2. Keep learning. That might mean learning on the job, or acquiring new skills and knowledge outside of the office. Finding and signing up for relevant workshops is a great way to enhance your contributions at the office. It also conveys that you’re an enthusiastic and proactive employee, not just another cog in the machine.
3. Get feedback often and early. There can be a big discrepancy between how YOU think you’re doing, and how a manager thinks you’re doing. Don’t toil for months on end without asking if you are in fact meeting and exceeding your manager’s expectations. If the feedback is that there’s room for improvement, then get to work making some changes. If the feedback was overwhelmingly positive, then push yourself to do better. Sitting back on your laurels is never a good look.
4. Level up. If you want to land a promotion, it’s important to get out of your comfort zone. Request and tackle more complex projects. Just be smart about what you’re actually capable of taking on. Part of being a reliable employee is knowing the difference between stretching your skill set, and getting in over your head.
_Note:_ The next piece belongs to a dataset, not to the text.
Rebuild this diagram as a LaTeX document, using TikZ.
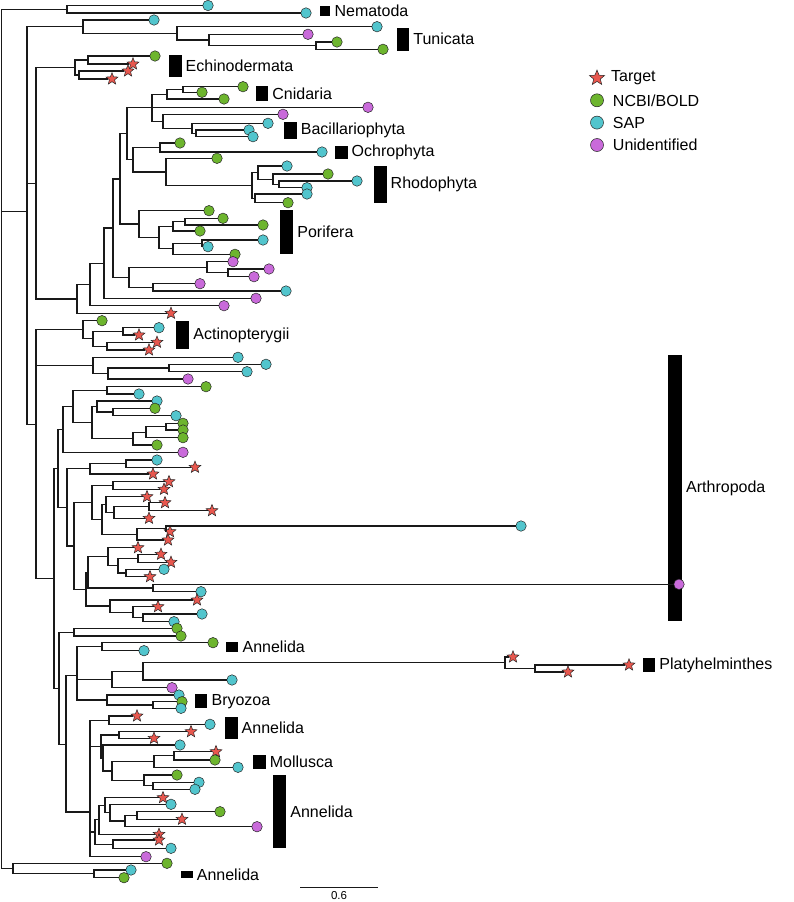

5. Be a team player. Collaboration is frequently the key to getting ahead. Support your colleagues, and keep your focus on getting stuff done. Don’t be that guy (or gal) who says stuff like, “That’s not my job. It’s yours.” It leaves an impression that you don’t care about the company’s overall wellbeing. Be somebody who is invested in the company’s success, so they literally invest their money in you when the time comes.